Filme encerra o III Ciclo de Cinema e Infância da Escola de Educação Física

Na tarde desta quinta-feira (27/5), o III Ciclo de Cinema Infância, promovido pelo grupo de estudo Esquina – Cidade, Lazer e Animação Cultural da Escola de Educação Física e Desportos (EEFD/UFRJ), foi encerrado com a exibição do filme Um herói do nosso tempo (2004). O longa-metragem conta a história de Shlomo, uma criança etíope que foge da seca em um acampamento sudanês ao se passar por um menino judeu migrando para Israel, onde é adotado por uma família de origem francesa. Para discutir os aspectos dessa Torre de Babel, da co-produção franco-israelense dirigida pelo romeno Radu Mihaileanu, foi convidado o psicanalista Luiz Felipe Faria, professor da Pós-Graduação em Psicanálise da Universidade Gama Filho.

O filme

Após a trágica morte de seu irmão, num acampamento no Sudão, a mãe biológica de Shlomo pede para que ele deixe aquele lugar sem perspectivas e lhe diz “vá, veja, transforme-se”. Sentindo-se rejeitado, o menino é entregue a segunda mãe, uma falasha, grupo de judeus etíopes – negros descendentes de Salomão e da Rainha do Sabá. Ela acolhe o menino lhe dando a oportunidade fugir da seca africana pela qual seu filho genuíno, Shlomo, não resistiu. Daí em diante o jovem etíope cristão assume a identidade da criança judaica falecida.

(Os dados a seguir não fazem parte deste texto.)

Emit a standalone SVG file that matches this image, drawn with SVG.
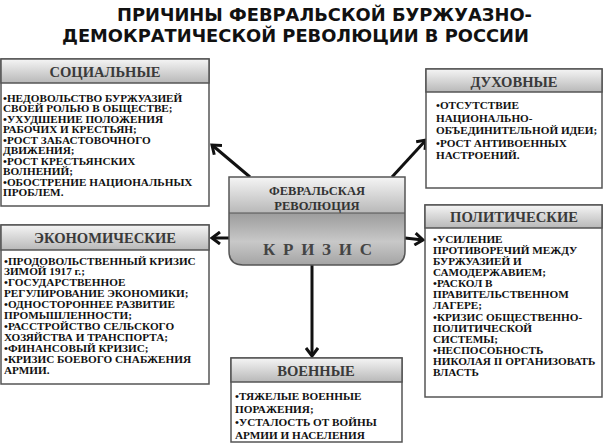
<svg xmlns="http://www.w3.org/2000/svg" width="604" height="444" viewBox="0 0 604 444">
<defs>
<style>
.title{font-family:"DejaVu Sans",Verdana,sans-serif;font-weight:bold;font-size:18.5px;fill:#111}
.hd{font-family:"Liberation Serif","Times New Roman",serif;font-weight:bold;font-size:14.6px;fill:#3a3a3a;text-anchor:middle}
.bd{font-family:"Liberation Serif","Times New Roman",serif;font-weight:bold;font-size:11.2px;fill:#111}
.box{fill:#fff;stroke:#555;stroke-width:1.5}
.hbox{fill:url(#hg);stroke:#555;stroke-width:1.5}
.cn{fill:none;stroke:#111;stroke-width:3}
.ct{font-family:"Liberation Serif","Times New Roman",serif;font-weight:bold;font-size:12.5px;fill:#333;text-anchor:middle}
.kr{font-family:"Liberation Serif","Times New Roman",serif;font-weight:bold;font-size:17px;fill:#444}
</style>
<linearGradient id="hg" x1="0" y1="0" x2="0" y2="1">
<stop offset="0" stop-color="#f5f5f5"/>
<stop offset="1" stop-color="#b8b8b8"/>
</linearGradient>
<linearGradient id="cg" x1="0" y1="0" x2="0" y2="1">
<stop offset="0" stop-color="#9c9c9c"/>
<stop offset="0.55" stop-color="#c8c8c8"/>
<stop offset="1" stop-color="#a4a4a4"/>
</linearGradient>
<marker id="ah" markerWidth="14" markerHeight="14" refX="10" refY="7" orient="auto" markerUnits="userSpaceOnUse">
<path d="M2,1 L10,7 L2,13" fill="none" stroke="#111" stroke-width="3"/>
</marker>
<clipPath id="cc"><path d="M229,177 H405 V251 Q405,265 391,265 H243 Q229,265 229,251 Z"/></clipPath>
</defs>

<g id="title">
<text class="title" x="117" y="21" textLength="415" lengthAdjust="spacingAndGlyphs">ПРИЧИНЫ ФЕВРАЛЬСКОЙ БУРЖУАЗНО-</text>
<text class="title" x="62" y="42" textLength="467" lengthAdjust="spacingAndGlyphs">ДЕМОКРАТИЧЕСКОЙ РЕВОЛЮЦИИ В РОССИИ</text>
</g>

<g id="connectors">
<line class="cn" x1="250" y1="177" x2="212" y2="145" marker-end="url(#ah)"/>
<line class="cn" x1="392" y1="177" x2="426" y2="140" marker-end="url(#ah)"/>
<line class="cn" x1="229" y1="238" x2="212" y2="238" marker-end="url(#ah)"/>
<line class="cn" x1="405" y1="238" x2="423" y2="240" marker-end="url(#ah)"/>
<line class="cn" x1="312" y1="265" x2="312" y2="356" marker-end="url(#ah)"/>
</g>

<g id="center">
<g clip-path="url(#cc)">
<rect x="229" y="177" width="176" height="36" fill="url(#hg)"/>
<rect x="229" y="213" width="176" height="52" fill="url(#cg)"/>
</g>
<line x1="229" y1="213" x2="405" y2="213" stroke="#555" stroke-width="1.2"/>
<path d="M229,177 H405 V251 Q405,265 391,265 H243 Q229,265 229,251 Z" fill="none" stroke="#555" stroke-width="1.5"/>
<text class="ct" x="317" y="194.5">ФЕВРАЛЬСКАЯ</text>
<text class="ct" x="317" y="209.5">РЕВОЛЮЦИЯ</text>
<text class="kr" x="263" y="255" textLength="109" lengthAdjust="spacing">КРИЗИС</text>
</g>

<g id="social">
<rect class="box" x="1" y="59" width="208" height="147"/>
<rect class="hbox" x="1" y="59" width="208" height="24"/>
<text class="hd" x="105" y="77">СОЦИАЛЬНЫЕ</text>
<text class="bd" x="3" y="101.5">•НЕДОВОЛЬСТВО БУРЖУАЗИЕЙ</text>
<text class="bd" x="3" y="112">СВОЕЙ РОЛЬЮ В ОБЩЕСТВЕ;</text>
<text class="bd" x="3" y="122.5">•УХУДШЕНИЕ ПОЛОЖЕНИЯ</text>
<text class="bd" x="3" y="133">РАБОЧИХ И КРЕСТЬЯН;</text>
<text class="bd" x="3" y="143.5">•РОСТ ЗАБАСТОВОЧНОГО</text>
<text class="bd" x="3" y="154">ДВИЖЕНИЯ;</text>
<text class="bd" x="3" y="164.5">•РОСТ КРЕСТЬЯНСКИХ</text>
<text class="bd" x="3" y="175">ВОЛНЕНИЙ;</text>
<text class="bd" x="3" y="185.5">•ОБОСТРЕНИЕ НАЦИОНАЛЬНЫХ</text>
<text class="bd" x="3" y="196">ПРОБЛЕМ.</text>
</g>

<g id="spiritual">
<rect class="box" x="426" y="69" width="176" height="119"/>
<rect class="hbox" x="426" y="69" width="176" height="23"/>
<text class="hd" x="514" y="86.5">ДУХОВНЫЕ</text>
<text class="bd" x="436" y="109">•ОТСУТСТВИЕ</text>
<text class="bd" x="436" y="121.5">НАЦИОНАЛЬНО-</text>
<text class="bd" x="436" y="134">ОБЪЕДИНИТЕЛЬНОЙ ИДЕИ;</text>
<text class="bd" x="436" y="146.5">•РОСТ АНТИВОЕННЫХ</text>
<text class="bd" x="436" y="159">НАСТРОЕНИЙ.</text>
</g>

<g id="economic">
<rect class="box" x="1" y="225" width="208" height="159"/>
<rect class="hbox" x="1" y="225" width="208" height="25"/>
<text class="hd" x="105" y="243">ЭКОНОМИЧЕСКИЕ</text>
<text class="bd" x="4" y="264.5">•ПРОДОВОЛЬСТВЕННЫЙ КРИЗИС</text>
<text class="bd" x="4" y="275.4">ЗИМОЙ 1917 г.;</text>
<text class="bd" x="4" y="286.3">•ГОСУДАРСТВЕННОЕ</text>
<text class="bd" x="4" y="297.2">РЕГУЛИРОВАНИЕ ЭКОНОМИКИ;</text>
<text class="bd" x="4" y="308.1">•ОДНОСТОРОННЕЕ РАЗВИТИЕ</text>
<text class="bd" x="4" y="319">ПРОМЫШЛЕННОСТИ;</text>
<text class="bd" x="4" y="329.9">•РАССТРОЙСТВО СЕЛЬСКОГО</text>
<text class="bd" x="4" y="340.8">ХОЗЯЙСТВА И ТРАНСПОРТА;</text>
<text class="bd" x="4" y="351.7">•ФИНАНСОВЫЙ КРИЗИС;</text>
<text class="bd" x="4" y="362.6">•КРИЗИС БОЕВОГО СНАБЖЕНИЯ</text>
<text class="bd" x="4" y="373.5">АРМИИ.</text>
</g>

<g id="political">
<rect class="box" x="425" y="205" width="177" height="192"/>
<rect class="hbox" x="425" y="205" width="177" height="23"/>
<text class="hd" x="514" y="222">ПОЛИТИЧЕСКИЕ</text>
<text class="bd" x="433" y="242.5">•УСИЛЕНИЕ</text>
<text class="bd" x="433" y="253.7">ПРОТИВОРЕЧИЙ МЕЖДУ</text>
<text class="bd" x="433" y="264.8">БУРЖУАЗИЕЙ И</text>
<text class="bd" x="433" y="276">САМОДЕРЖАВИЕМ;</text>
<text class="bd" x="433" y="287.1">•РАСКОЛ В</text>
<text class="bd" x="433" y="298.3">ПРАВИТЕЛЬСТВЕННОМ</text>
<text class="bd" x="433" y="309.4">ЛАГЕРЕ;</text>
<text class="bd" x="433" y="320.6">•КРИЗИС ОБЩЕСТВЕННО-</text>
<text class="bd" x="433" y="331.7">ПОЛИТИЧЕСКОЙ</text>
<text class="bd" x="433" y="342.9">СИСТЕМЫ;</text>
<text class="bd" x="433" y="354">•НЕСПОСОБНОСТЬ</text>
<text class="bd" x="433" y="365.2">НИКОЛАЯ II ОРГАНИЗОВАТЬ</text>
<text class="bd" x="433" y="376.3">ВЛАСТЬ</text>
</g>

<g id="military">
<rect class="box" x="231" y="358" width="171" height="84"/>
<rect class="hbox" x="231" y="358" width="171" height="24"/>
<text class="hd" x="316" y="376">ВОЕННЫЕ</text>
<text class="bd" x="235" y="400">•ТЯЖЕЛЫЕ ВОЕННЫЕ</text>
<text class="bd" x="235" y="413">ПОРАЖЕНИЯ;</text>
<text class="bd" x="235" y="426">•УСТАЛОСТЬ ОТ ВОЙНЫ</text>
<text class="bd" x="235" y="439">АРМИИ И НАСЕЛЕНИЯ</text>
</g>
</svg>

Neste momento, 1984, o Mossad, polícia secreta israelense, promove a missão especial Operação Moisés, com o objetivo de, em pouco mais de 24 horas, tirar quase 10 mil falashas do Sudão e transportá-los para Jerusalém. Então, com nove anos, Shlomo chega a Israel com a sua mãe judia. Pouco depois, devido por motivo de doença, o jovem perde sua segunda mãe.

É quando está solitário, longe de suas raízes, que a criança ganha a sua terceira mãe, Yael, ao ser adotado por uma família israelense, não-judaica. Podendo desfrutar do conforto de uma família de classe média o menino vai se tornando homem, até se formar médico na França, enfrentando o preconceito por parte de judeus que não consideram os falashas legítimos herdeiros da religião, ao mesmo tempo em que convive com o segredo de não ser judeu.

Debate

A crise de identidade e as dificuldades no convívio com o outro, o diferente, pautaram a discussão na seqüência da exibição do filme.  De acordo com o psicanalista Luiz Felipe, Um herói do nosso tempo discute um tema próprio dos tempos pós-modernos: fronteiras e subjetividade. “Shlomo é de qual lugar? De lugar nenhum? Judeu ou cristão? Negro ou vermelho? Etíope ou israelense?”, questiona o professor. Diante deste mundo completamente novo, o princípio da hospitalidade, simbolizado pela família adotiva, é fundamental na relação com o outro.

Segundo o professor, o protagonista do filme está permanentemente vivenciando a experiência da fronteira, não apenas física ou geográfica. “É uma experiência paradoxal em um mundo que nos desterritorializa. A experiência do devir, ser outro, estar se transformando constantemente. Se fazer outro na relação consigo mesmo”, diz Luiz Felipe. E ao final da história, quando no acampamento da ONG Médicos sem Fronteiras Shlomo reencontra a sua primeira mãe, ambos já não são os mesmos.